- **What is expected**
Return exactly, please, the lines that run from the line with "Output the Python" to the line with "ax.set_ylim(0, 40)", ends included, and omit all pictures.

- **Record excerpts**
= = =
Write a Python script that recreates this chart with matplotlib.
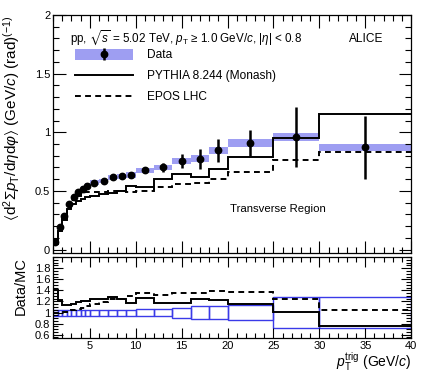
import numpy as np
import matplotlib
matplotlib.use('Agg')
import matplotlib.pyplot as plt
from matplotlib.patches import Patch
from matplotlib.lines import Line2D
from matplotlib.ticker import MultipleLocator

plt.rcParams['font.family'] = ['Liberation Sans', 'DejaVu Sans']
plt.rcParams['mathtext.fontset'] = 'custom'
plt.rcParams['mathtext.rm'] = 'Liberation Sans'
plt.rcParams['mathtext.it'] = 'Liberation Sans:italic'
plt.rcParams['mathtext.bf'] = 'Liberation Sans:bold'
plt.rcParams['mathtext.fallback'] = 'stix'

edges = [1, 1.5, 2, 2.5, 3, 3.5, 4, 4.5, 5, 6, 7, 8, 9, 10, 12, 14, 16, 18, 20, 25, 30, 40]
data = [0.062, 0.19, 0.29, 0.39, 0.445, 0.49, 0.52, 0.545, 0.57, 0.585, 0.615, 0.625,
        0.635, 0.675, 0.70, 0.755, 0.775, 0.845, 0.907, 0.958, 0.873]
stat = [0.002, 0.002, 0.003, 0.003, 0.004, 0.004, 0.005, 0.006, 0.006, 0.008, 0.01, 0.012,
        0.015, 0.018, 0.035, 0.056, 0.085, 0.10, 0.11, 0.255, 0.27]
sys_rel = 0.035
pythia = [0.044, 0.156, 0.254, 0.345, 0.385, 0.413, 0.43, 0.449, 0.458, 0.47, 0.482, 0.502,
          0.54, 0.535, 0.60, 0.642, 0.62, 0.69, 0.789, 0.955, 1.155]
epos = [0.062, 0.19, 0.285, 0.378, 0.424, 0.458, 0.477, 0.487, 0.49, 0.49, 0.495, 0.50,
        0.49, 0.50, 0.53, 0.56, 0.57, 0.605, 0.665, 0.767, 0.831]
# total relative data uncertainty shown in the ratio panel
ratio_unc = [0.055, 0.055, 0.055, 0.055, 0.055, 0.055, 0.055, 0.055, 0.055, 0.055, 0.055,
             0.055, 0.055, 0.06, 0.065, 0.09, 0.125, 0.125, 0.13, 0.275, 0.28]

edges = np.array(edges)
data = np.array(data)
stat = np.array(stat)
pythia = np.array(pythia)
epos = np.array(epos)
ratio_unc = np.array(ratio_unc)
centers = 0.5 * (edges[1:] + edges[:-1])
widths = edges[1:] - edges[:-1]

band_color = '#9e9ef2'
box_color = '#3a3ae8'
dash = (0, (3, 2.2))

fig = plt.figure(figsize=(4.31, 3.76), dpi=100)
ax = fig.add_axes([0.123, 0.327, 0.831, 0.633])
ax2 = fig.add_axes([0.123, 0.101, 0.831, 0.215])

# upper panel
ax.bar(centers, 2 * sys_rel * data, width=widths, bottom=data - sys_rel * data,
       color=band_color, edgecolor='none', zorder=1)
ax.stairs(pythia, edges, baseline=None, color='black', lw=1.4, zorder=2)
ax.stairs(epos, edges, baseline=None, color='black', lw=1.4, ls=dash, zorder=2)
eb = ax.errorbar(centers, data, yerr=stat, fmt='o', color='black', ms=4.6, elinewidth=1.8,
                 capsize=0, zorder=3)

ax.set_xlim(1, 40)
ax.set_ylim(-0.03, 2)
ax.xaxis.set_major_locator(MultipleLocator(5))
ax.xaxis.set_minor_locator(MultipleLocator(1))
ax.yaxis.set_minor_locator(MultipleLocator(0.1))
ax.set_yticks([0, 0.5, 1, 1.5, 2])
ax.set_yticklabels(['0', '0.5', '1', '1.5', '2'])
ax.tick_params(which='both', direction='in', top=True, right=True, labelbottom=False,
               labelsize=8, width=0.8, pad=2)
ax.tick_params(which='major', length=9)
ax.tick_params(which='minor', length=4.5)
for s in ax.spines.values():
    s.set_linewidth(0.9)

ax.set_ylabel(r'$\langle\mathrm{d}^2\Sigma p_\mathrm{T}/\mathrm{d}\eta\mathrm{d}\varphi\rangle$ (GeV/$c$) (rad)$^{(-1)}$',
              fontsize=11, loc='top')
ax.yaxis.set_label_coords(-0.087, 1.0)

ax.text(0.047, 0.887, r'pp, $\sqrt{s}$ = 5.02 TeV, $p_\mathrm{T}$ ≥ 1.0 GeV/$c$, |$\eta$| < 0.8',
        transform=ax.transAxes, fontsize=8.4, va='baseline')
ax.text(0.922, 0.887, 'ALICE', transform=ax.transAxes, fontsize=8.6, va='baseline', ha='right')
ax.text(0.494, 0.172, 'Transverse Region', transform=ax.transAxes, fontsize=8.2, va='baseline')

handles = [(Patch(facecolor=band_color, edgecolor='none'), eb),
           Line2D([], [], color='black', lw=1.4),
           Line2D([], [], color='black', lw=1.4, ls=dash)]
labels = ['Data', 'PYTHIA 8.244 (Monash)', 'EPOS LHC']
ax.legend(handles, labels, loc='upper left', bbox_to_anchor=(0.061, 0.858), frameon=False,
          fontsize=8.6, handlelength=4.9, handleheight=1.0, handletextpad=1.15,
          labelspacing=0.72, borderpad=0, borderaxespad=0)

# ratio panel
ax2.bar(centers, 2 * ratio_unc, width=widths, bottom=1 - ratio_unc, fill=False,
        edgecolor=box_color, lw=1.0, zorder=1)
ax2.stairs(data / pythia, edges, baseline=None, color='black', lw=1.4, zorder=2)
ax2.stairs(data / epos, edges, baseline=None, color='black', lw=1.4, ls=dash, zorder=2)

ax2.set_xlim(1, 40)
ax2.set_ylim(0.54, 2.0)
ax2.xaxis.set_major_locator(MultipleLocator(5))
ax2.xaxis.set_minor_locator(MultipleLocator(1))
ax2.set_yticks([0.6, 0.8, 1, 1.2, 1.4, 1.6, 1.8])
ax2.set_yticklabels(['0.6', '0.8', '1', '1.2', '1.4', '1.6', '1.8'])
ax2.yaxis.set_minor_locator(MultipleLocator(0.05))
ax2.tick_params(which='both', direction='in', top=True, right=True, labelsize=8,
                width=0.8, pad=2)
ax2.tick_params(which='major', length=7)
ax2.tick_params(which='minor', length=3.5)
for s in ax2.spines.values():
    s.set_linewidth(0.9)

ax2.set_ylabel('Data/MC', fontsize=10.5, loc='top')
ax2.yaxis.set_label_coords(-0.07, 1.0)
ax2.set_xlabel(r'$p_\mathrm{T}^\mathrm{trig}$ (GeV/$c$)', fontsize=10, loc='right')
ax2.xaxis.set_label_coords(1.0, -0.37)
ax2.xaxis.label.set_va('baseline')

fig.savefig('out.png', dpi=100)
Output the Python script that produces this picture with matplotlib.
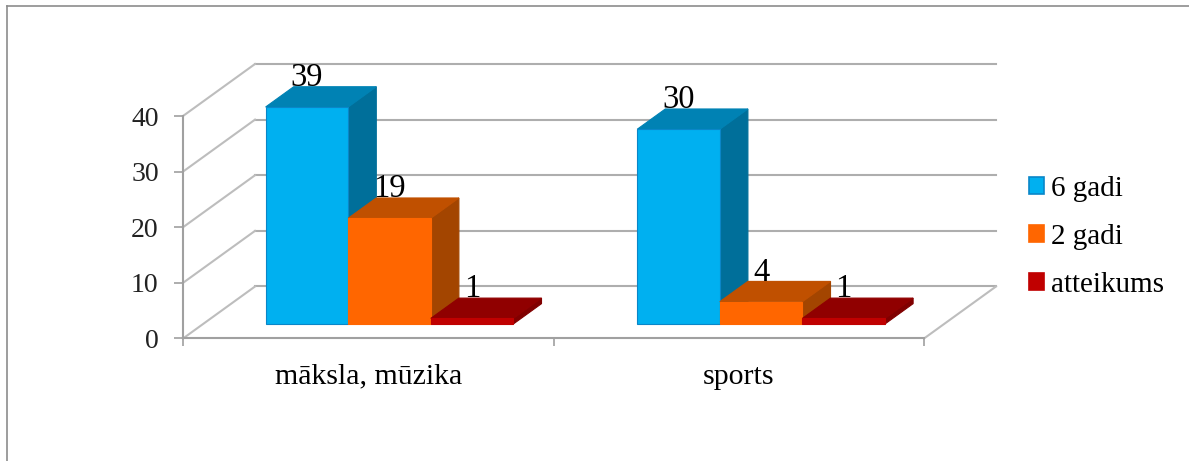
import matplotlib
matplotlib.use("Agg")
import matplotlib.pyplot as plt
from matplotlib.lines import Line2D
from matplotlib.patches import Patch

categories = ['māksla, mūzika', 'sports']
series_names = ['6 gadi', '2 gadi', 'atteikums']
# bar heights as drawn; the sports bar of 6 gadi is taller than its label says
vals_6 = [39, 35]
vals_2 = [19, 4]
vals_a = [1, 1]
labels_6 = ['39', '30']
labels_2 = ['19', '4']
labels_a = ['1', '1']
y_ticks = [0, 10, 20, 30, 40]

# front, top, side, edge
col_6 = ['#00B0F0', '#0082B4', '#006F9A', '#0A86C8']
col_2 = ['#FF6600', '#C05000', '#A34500', '#FF6600']
col_a = ['#C00000', '#900000', '#800000', '#C00000']

W, H = 1189, 461
plt.rcParams['font.family'] = ['Liberation Serif', 'DejaVu Serif']
fig = plt.figure(figsize=(W / 100, H / 100), dpi=100)

# axes box = front plane of the fake 3d chart, in pixels
x0, x1, y0, y40 = 183, 924, 338.5, 116
ax = fig.add_axes([x0 / W, 1 - y0 / H, (x1 - x0) / W, (y0 - y40) / H])
ax.set_xlim(0, 2)
ax.set_ylim(0, 40)

# full depth of the box, in data units
dx = 72 / ((x1 - x0) / 2)
dy = 52 / ((y0 - y40) / 40)


def proj(x, y, d):
    return x + d * dx, y + d * dy


def poly(pts, color, edge=None, z=3):
    xs = [p[0] for p in pts]
    ys = [p[1] for p in pts]
    ax.fill(xs, ys, facecolor=color, edgecolor=edge if edge else color,
            lw=0.8, clip_on=False, zorder=z)


grid_c = '#AEAEAE'
for t in y_ticks:
    bx, by = proj(0, t, 1)
    ex, ey = proj(2, t, 1)
    ax.plot([bx, ex], [by, ey], color=grid_c, lw=1.5, clip_on=False, zorder=1)
    ax.plot([0, bx], [t, by], color='#BDBDBD', lw=1.5, clip_on=False, zorder=1)
ax.plot([2, proj(2, 0, 1)[0]], [0, proj(2, 0, 1)[1]], color='#BDBDBD', lw=1.5, clip_on=False, zorder=1)

bar_w = 82.6 / ((x1 - x0) / 2)
d_front = 0.28
d_bar = 0.39
cat_step = 1.003
all_vals = [vals_6, vals_2, vals_a]
all_labels = [labels_6, labels_2, labels_a]
all_cols = [col_6, col_2, col_a]

for c in range(len(categories)):
    left = 0.503 + c * cat_step - 1.5 * bar_w
    for s in range(3):
        v = all_vals[s][c]
        col = all_cols[s]
        xa = left + s * bar_w
        xb = xa + bar_w
        d1 = d_front
        d2 = d_front + d_bar
        z = 3 + s * 0.1
        poly([proj(xb, 0, d1), proj(xb, 0, d2), proj(xb, v, d2), proj(xb, v, d1)], col[2], z=z)
        poly([proj(xa, v, d1), proj(xb, v, d1), proj(xb, v, d2), proj(xa, v, d2)], col[1], z=z)
        poly([proj(xa, 0, d1), proj(xb, 0, d1), proj(xb, v, d1), proj(xa, v, d1)], col[0], col[3], z=z)
        lx, ly = proj((xa + xb) / 2, v, d1)
        ax.annotate(all_labels[s][c], (lx, ly), xytext=(0, 21), textcoords='offset points',
                    ha='center', va='center', fontsize=23.5, color='black', zorder=5,
                    annotation_clip=False)

for sp in ['top', 'right']:
    ax.spines[sp].set_visible(False)
for sp in ['left', 'bottom']:
    ax.spines[sp].set_color('#A0A0A0')
    ax.spines[sp].set_linewidth(1.5)
ax.patch.set_alpha(0)

ax.set_yticks(y_ticks)
ax.tick_params(axis='y', length=6.5, width=1.2, color='#A0A0A0', pad=11, labelsize=20, labelcolor='#222222')
for lab in ax.get_yticklabels():
    lab.set_verticalalignment('center_baseline')
ax.set_xticks([0, 1, 2])
ax.set_xticklabels([])
ax.tick_params(axis='x', which='major', length=6, width=1.2, color='#A0A0A0')
ax.set_xticks([0.5, 1.5], minor=True)
ax.set_xticklabels(categories, minor=True)
ax.tick_params(axis='x', which='minor', length=0, pad=18, labelsize=21.5, labelcolor='black')

handles = [Patch(facecolor=col_6[0], edgecolor=col_6[3], lw=1.2),
           Patch(facecolor=col_2[0], edgecolor=col_2[0], lw=1.2),
           Patch(facecolor=col_a[0], edgecolor=col_a[0], lw=1.2)]
fig.legend(handles, series_names, loc='center left', bbox_to_anchor=(1029 / W, 1 - 237 / H),
           frameon=False, fontsize=21, borderpad=0, borderaxespad=0,
           handlelength=0.52, handleheight=0.52, handletextpad=0.24, labelspacing=0.76)

# outer frame, only top and left show
fig.add_artist(Line2D([7 / W, 7 / W], [0, 1 - 6.5 / H], color='#8C8C8C', lw=1.2))
fig.add_artist(Line2D([7 / W, 1], [1 - 6.5 / H, 1 - 6.5 / H], color='#8C8C8C', lw=1.2))

fig.savefig('out.png', dpi=100)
= = =
- **Complete response**
Output the Python script that produces this picture with matplotlib.
import matplotlib
matplotlib.use("Agg")
import matplotlib.pyplot as plt
from matplotlib.lines import Line2D
from matplotlib.patches import Patch

categories = ['māksla, mūzika', 'sports']
series_names = ['6 gadi', '2 gadi', 'atteikums']
# bar heights as drawn; the sports bar of 6 gadi is taller than its label says
vals_6 = [39, 35]
vals_2 = [19, 4]
vals_a = [1, 1]
labels_6 = ['39', '30']
labels_2 = ['19', '4']
labels_a = ['1', '1']
y_ticks = [0, 10, 20, 30, 40]

# front, top, side, edge
col_6 = ['#00B0F0', '#0082B4', '#006F9A', '#0A86C8']
col_2 = ['#FF6600', '#C05000', '#A34500', '#FF6600']
col_a = ['#C00000', '#900000', '#800000', '#C00000']

W, H = 1189, 461
plt.rcParams['font.family'] = ['Liberation Serif', 'DejaVu Serif']
fig = plt.figure(figsize=(W / 100, H / 100), dpi=100)

# axes box = front plane of the fake 3d chart, in pixels
x0, x1, y0, y40 = 183, 924, 338.5, 116
ax = fig.add_axes([x0 / W, 1 - y0 / H, (x1 - x0) / W, (y0 - y40) / H])
ax.set_xlim(0, 2)
ax.set_ylim(0, 40)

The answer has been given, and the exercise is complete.